Other than that, we have no way to document the events between that 1925 arrival and the day of April 30, 1927, when A. J. Daugherty instantly lost his life in a "trap" set by federal immigration authorities. Whether the friendship during those two years included shady connections with strangers who turned out to be smugglers may possibly only be revealed by inspecting official court records—if even then.
Court proceedings—or at least the journalists covering them—shifted their focus, once deliberations began regarding the guilt of men arrested for supposed involvement in the suspected smuggling ring. Moving from determining whether the federal agents were acting appropriately when they shot at Chaney's plane, the task was now to examine whether specified arrestees were guilty of various charges.
Even these charges were handled through different cases. At first, when the news came out on the Associated Press newswire on July 15, it named two aviators—Emmett Longbrake and John J. O'Brien, but not Burley Chaney himself—and declared they were "acquitted in Federal Court of smuggling Chinese into Los Angeles from Mexican points by airplane."

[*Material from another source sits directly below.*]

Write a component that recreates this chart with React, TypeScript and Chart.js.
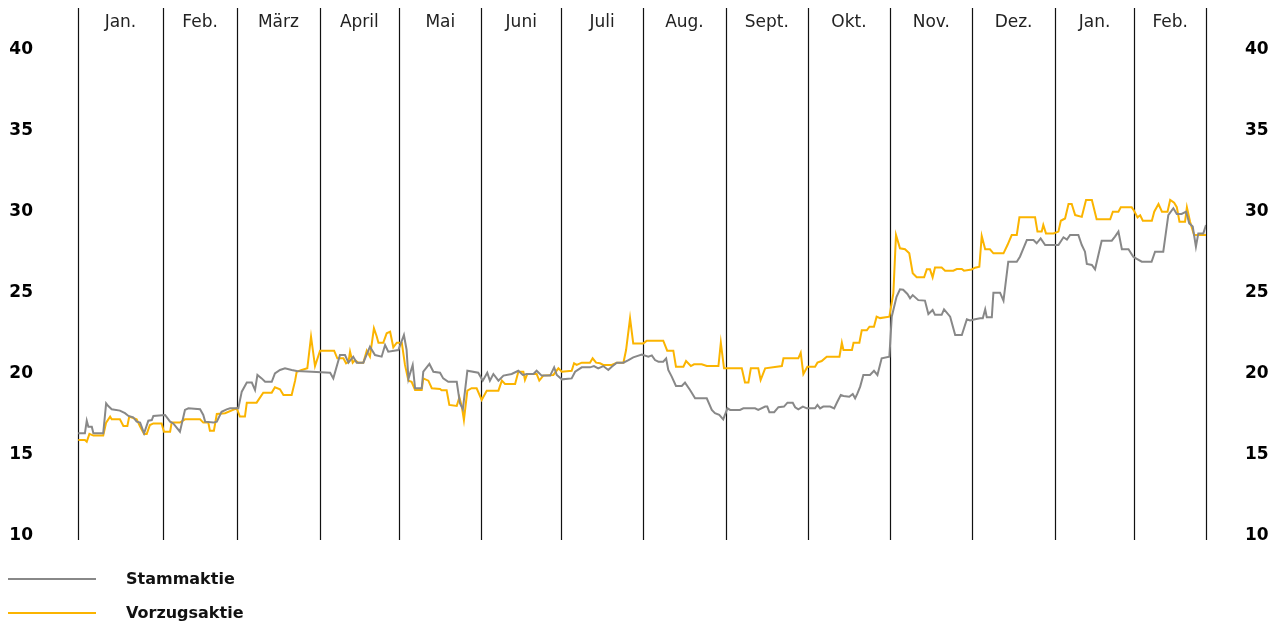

The acquittal came out that evening, following less than six hours of deliberation. However, that was on only the first of two counts. Right on the heels of that news came a second trial, which began the very next morning.
While the charge for the first trial was that the two aviators were returning from Tijuana, Mexico, with "a cargo of Chinese" on the morning of the shooting, the following day's charges would be for conspiracy to break U.S. immigration laws. In that case, Chaney's name would be added to the roster of those being tried.
If the question on Day One was, "so, did you do it?" the question on the following day would be, "so if you didn't do it, did you mean to do it?"